Israel has enjoyed unprecedented tourism success this year, with a staggering three million international arrivals.
The figure, the highest in the 60 years since independence, presages a lucrative new source of prosperity for a country which saw foreign tourism dwindle to a near-standstill during the intifada.
Low-cost flights, the return of cruise ships to Haifa and what Rafi Shalev, new director of tourism in UK and Ireland for the Israel Government Tourist Office, calls the "football factor" have all been leading reasons.
"The England-Israel football match [in March 2007] was a catalyst," Mr Shalev told a press conference at London's World Travel Market this week.
"People came, saw the discotheques and the bars and decided to come back. We are seeing a new city-break market with visitors coming for just three or four days."

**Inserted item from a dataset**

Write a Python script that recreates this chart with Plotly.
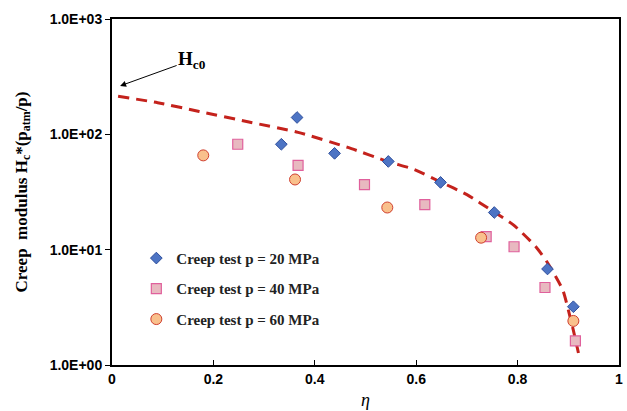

The city-break market - and a new focus on tourism spurred by cuisine, culture and other "lifestyle" interests - is epitomised by Tel Aviv, said Shaul Zemach, director-general of the Tourism Ministry. The ministry expects to capitalise on the city's coming centenary and its status as the international gateway to the rest of Israel.
But Eilat is also a vital factor in new strategies aimed at beating the credit crunch and keeping up buoyant tourism figures, he said. "We are repositioning Eilat as a high-end, rather than a backpacker, destination, with a dedicated micro-website already in development to show everything the resort has to offer."
Once strictly a dedicated sun'n'fun destination, Eilat is now underpinning a new two-centre market, combined by many foreign visitors with the north of Israel or neighbouring attractions like Petra, in Jordan.
El Al is operating a daily scheduled domestic flight to Eilat to supplement the activities of charter airlines which have dominated traffic to the resort - and has profited from competitors entering the UK market, according to Uri Danor, head of El Al's UK office.
"BMI has fed visitors from Scotland and Ireland into our international departures, and if we could get more slots at Heathrow, a third daily flight to Tel Aviv could be on the cards," he said.
Low cost flights, including those of Thomsonfly from both London and Manchester, have been responsible for an increase of more than 15 per cent in UK visitors alone to 180,000 this year.
Of those, 80 per cent were Jewish, with a new secular "lifestyle" tourist entering the market to boost the secondary pilgrim sector headed for Jerusalem and the Christian sites of the north.
A detailed analysis of mid-year tourism figures issued in July, by which time 1.7 million arrivals had been recorded for the first seven months of 2008, showed an overall increase of 41 per cent over the same period in 2007, with three times as many day visitors - a factor of returning cruise business.
The Tourism Ministry has been challenged with bringing workers - unused to such numbers following the lean visitor years of the intifada - up to speed, running workshops to improve professionalism in everyone from bus drivers to passport control officers.